As “alterações climáticas” — nova etiqueta do “aquecimento global” — fazem-me lembrar a aposta de Pascal sobre Deus. Se o clima está mesmo a mudar, e a causa dessa mudança for o tipo de uso que a humanidade dá aos combustíveis fósseis, então que se faça o que for preciso para atenuar os factores dessa mudança. Ninguém quer cidades debaixo de água ou ursos polares sem gelo debaixo das patas. Mas se o clima não estiver a mudar, ou se, estando a mudar, a causa não for humana, que se faça também o que for preciso para poluirmos menos o planeta e dependermos menos de fontes não renováveis de energia, porque um ambiente mais limpo e uma vida mais sustentável são bens em si. Nada teremos a perder com isso, tal como Pascal nada tinha a perder em ser bom cristão, existisse ou não Deus. O que temos a perder, porém, é com o tipo de campanhas que as alterações climáticas estão a inspirar. E sem querer diminuir a questão do clima, atrever-me-ia a dizer que não são um problema menor, porque um ambiente político em que debater civilizadamente é impossível não é menos perigoso para a sobrevivência da civilização.
Para os evangelistas das alterações climáticas, tudo prova a iminência do fim do mundo, quer chova, quer faça sol. A urgência é tão grande, que já não é só a dúvida que é um crime, mas qualquer tipo de discussão, por mais contida. Só admitem “acção”, e “já”. Tudo isto é estranho, se pensarmos que os zeladores do clima insistem muito em ter o conforto da ciência. De facto, comportam-se como se tivessem tido uma revelação divina. Lembram mais um profeta no alto da montanha, do que um investigador no laboratório. Qualquer dúvida é uma heresia, qualquer divergência é uma blasfémia, qualquer debate é um pecado mortal, qualquer demora é o fim do mundo. Todo este frenesim apocalíptico implica dois riscos. Por um lado, aumenta a probabilidade de decisões erradas, por falta de escrutínio e de ponderação; por outro lado, ameaça subtrair uma grande parte das políticas públicas ao regime de liberdade e de controvérsia que é normal numa democracia pluralista. A campanha das alterações climáticas é hoje, pelo seu catastrofismo histérico, um dos maiores perigos para a democracia no Ocidente.

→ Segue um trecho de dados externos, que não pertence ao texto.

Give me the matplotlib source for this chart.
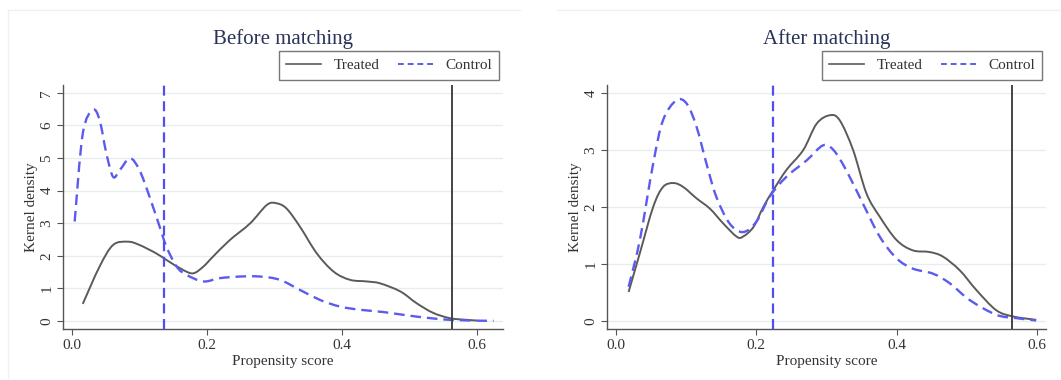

E é-o também pelo tipo de causas nefastas que entretanto têm tentado cobrir-se com o manto intocável da crise climática. Já passaram trinta anos depois do fim das ditaduras comunistas na Europa. Mas não falta quem aspire a destruir a democracia parlamentar e a economia de mercado. Para esses, as alterações climáticas foram uma dádiva dos céus. A emergência ambiental tem-lhes permitido denegrir os regimes democráticos, como incapazes de agir perante os problemas, e sugerir que a alteração dos modos de vida só pode significar a substituição do mercado pelo inevitável sistema de comando central à maneira soviética. Ora, tudo isto seria um pouco mais convincente, não se desse o caso de terem sido os regimes socialistas aqueles que, no século XX, maiores catástrofes ecológicas provocaram, como a destruição do mar de Aral na União Soviética.
As pretensas alternativas ao capitalismo e à democracia usaram o desconforto com as desigualdades, como agora usam as preocupações ecológicas, para minar e subverter as liberdades ocidentais. Mas nunca garantiram soluções eficazes e sustentáveis. De facto, os sistemas democráticos e de economia de mercado mostraram-se muito mais capazes de ultrapassar crises e injustiças do que qualquer outro sistema. Por isso, a melhor maneira de enfrentar a crise climática passa ainda e sempre por defender a democracia e o mercado contra o eterno retorno dos falsos profetas.